There can be no distinction in the obligations of the city as respects their care of the streets, and their care of the bridges that are declared by statute a public highway. The court of appeals, moreover, in the case last cited, cite with approval the case of Richards v. The Mayor, 16 Jones & S. 315, where the city was held answerable for an injury happening through a defect in a bridge which, like the present, was under the control of the department of parks. These cases seem to me to be equivalent to an express adjudication by the state courts that the corporation is liable for any negligence in the management of streets or bridges under the department of parks; and as an adjudication upon the relation of that department to the corporation under the state laws, it must be adopted and followed by this court.

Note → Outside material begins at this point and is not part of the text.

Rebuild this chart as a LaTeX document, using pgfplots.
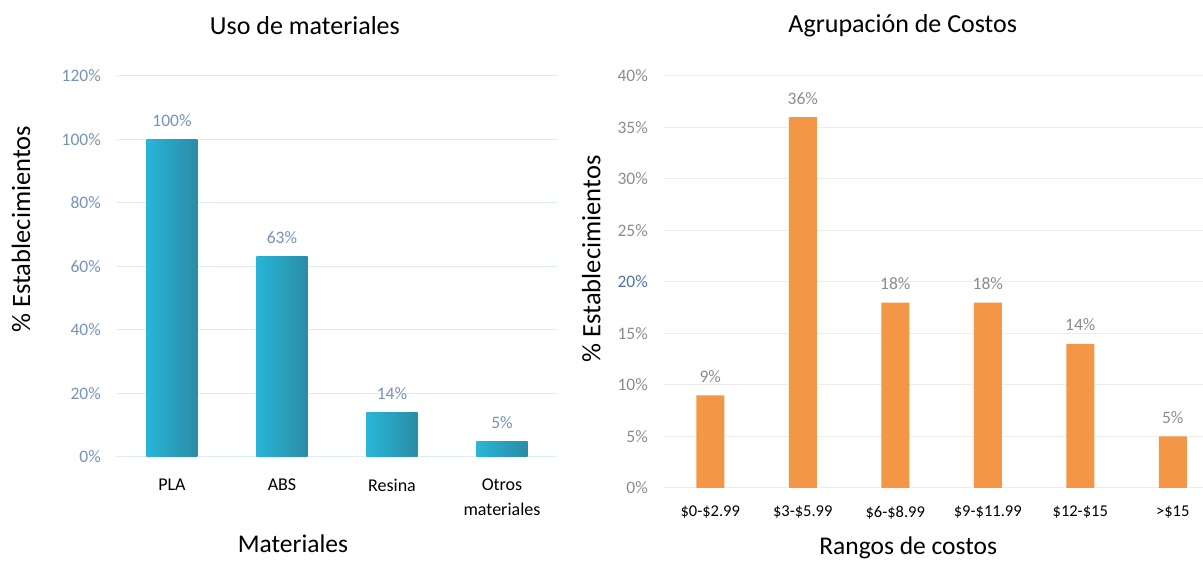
\documentclass[border=0pt]{standalone}
\usepackage{pgfplots}
\pgfplotsset{compat=1.18}
\usepackage{fontspec}
\setmainfont{Carlito}
\definecolor{tickblue}{HTML}{7692B9}
\definecolor{gridblue}{HTML}{DCEBF5}
\definecolor{barL}{HTML}{29B5D8}
\definecolor{barR}{HTML}{2A8CA4}
\definecolor{orangebar}{HTML}{F39646}
\definecolor{tickgray}{HTML}{8C8C8C}
\definecolor{gridgray}{HTML}{EDEDED}
\definecolor{oddblue}{HTML}{4F72AC}
\pgfplotsset{
  common/.style={
    scale only axis,
    anchor=south west,
    axis line style={draw=none},
    major tick style={draw=none},
    minor tick style={draw=none},
    ymajorgrids,
    /pgf/number format/assume math mode=true,
    yticklabel style={inner sep=0pt, xshift=-16pt, anchor=east},
    xticklabel style={inner sep=0pt, anchor=north, align=center},
    clip=false,
  }
}
\begin{document}
\begin{tikzpicture}
\useasboundingbox (0,0) rectangle (1203pt,562pt);
% ---------------- Left chart ----------------
\begin{axis}[common,
  at={(117pt,105pt)},
  width=440pt, height=381pt,
  xmin=-0.5, xmax=3.5, ymin=0, ymax=120,
  ytick={0,20,40,60,80,100,120},
  yticklabel={\pgfmathprintnumber{\tick}\%},
  yticklabel style={font=\fontsize{17.5}{21}\selectfont, text=tickblue},
  xtick={0,1,2,3},
  xticklabels={PLA,ABS,Resina,{Otros\\materiales}},
  xticklabel style={font=\fontsize{18}{25}\selectfont, yshift=-22pt},
  grid style={gridblue, line width=1pt},
  title={Uso de materiales},
  title style={at={(axis description cs:0.427,1.116)}, anchor=center, yshift=0pt, font=\fontsize{26}{30}\selectfont},
  xlabel={Materiales},
  xlabel style={at={(axis description cs:0.40,-0.228)}, anchor=center, font=\fontsize{25.5}{30}\selectfont},
  ylabel={\% Establecimientos},
  ylabel style={at={(axis description cs:-0.218,0.598)}, anchor=center, font=\fontsize{26.5}{30}\selectfont},
  nodes near coords={\pgfmathprintnumber{\pgfplotspointmeta}\%},
  nodes near coords style={anchor=center, yshift=19pt, font=\fontsize{17.5}{21}\selectfont, text=tickblue},
]
\addplot[ybar, bar width=51pt, bar shift=0pt, draw=none, left color=barL, right color=barR] coordinates {(0,100)};
\addplot[ybar, bar width=51pt, bar shift=0pt, draw=none, left color=barL, right color=barR] coordinates {(1,63)};
\addplot[ybar, bar width=51pt, bar shift=0pt, draw=none, left color=barL, right color=barR] coordinates {(2,14)};
\addplot[ybar, bar width=51pt, bar shift=0pt, draw=none, left color=barL, right color=barR] coordinates {(3,5)};
\end{axis}
% ---------------- Right chart ----------------
\begin{axis}[common,
  at={(664pt,74pt)},
  width=539pt, height=412pt,
  xmin=-0.5, xmax=5.327, ymin=0, ymax=40,
  ytick={0,5,10,15,20,25,30,35,40},
  yticklabels={0\%,5\%,10\%,15\%,\textcolor{oddblue}{20\%},25\%,30\%,35\%,40\%},
  yticklabel style={font=\fontsize{17.5}{21}\selectfont, text=tickgray},
  xtick={0,1,2,3,4,5},
  xticklabels={\$0-\$2.99,\$3-\$5.99,\$6-\$8.99,\$9-\$11.99,\$12-\$15,>\$15},
  xticklabel style={font=\fontsize{16.5}{20}\selectfont, yshift=-18pt},
  grid style={gridgray, line width=1pt},
  title={Agrupación de Costos},
  title style={at={(axis description cs:0.443,1.107)}, anchor=center, yshift=0pt, font=\fontsize{26}{30}\selectfont},
  xlabel={Rangos de costos},
  xlabel style={at={(axis description cs:0.453,-0.146)}, anchor=center, font=\fontsize{25.5}{30}\selectfont},
  ylabel={\% Establecimientos},
  ylabel style={at={(axis description cs:-0.135,0.556)}, anchor=center, font=\fontsize{26.5}{30}\selectfont},
  nodes near coords={\pgfmathprintnumber{\pgfplotspointmeta}\%},
  nodes near coords style={anchor=center, yshift=19pt, font=\fontsize{17.5}{21}\selectfont, text=tickgray},
]
\addplot[ybar, bar width=28pt, bar shift=0pt, draw=none, fill=orangebar] coordinates {(0,9) (1,36) (2,18) (3,18) (4,14) (5,5)};
\end{axis}
\end{tikzpicture}
\end{document}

The duty to take proper care of a bridge includes the duty to make proper provision for the passage of vessels through the draw. The waters of the Harlem river are public navigable waters of the United States. In constructing the bridge with a draw, and in undertaking to open and manage the draw so as to allow vessels to pass, the state and the city have recognized the right of vessels to pass through without any appeal to the national authority to protect that right. People v. Saratoga, etc., R. Co., 15 Wend. 113, 134, 136; Escanaba Co. v. Chicago, 107 U. S. 678, 683; S. C. 2 Sup. Ct. Rep. 185; Miller v. Mayor, etc., 109 U. S. 385, 393; S. C. 3 Sup. Ct. Rep. 228. Having thus recognized the rights of commerce, and undertaken k> provide accommodations for the passage of vessels, the corporation is bound that the custodians of the bridge shall use ordinary diligence *234tó avoid accidents to vessels going through the draw at customary hours, and in the customary manner, as one of the incidents of the care, management, and control of the bridge itself. It is responsible, therefore, for the want of ordinary care and diligence in its servants, and for the consequent damage.

Both parties being found in fault, the libelant is entitled to one-half his damages and costs, and an order of reference may be taken to compute the amount, if not agreed upon.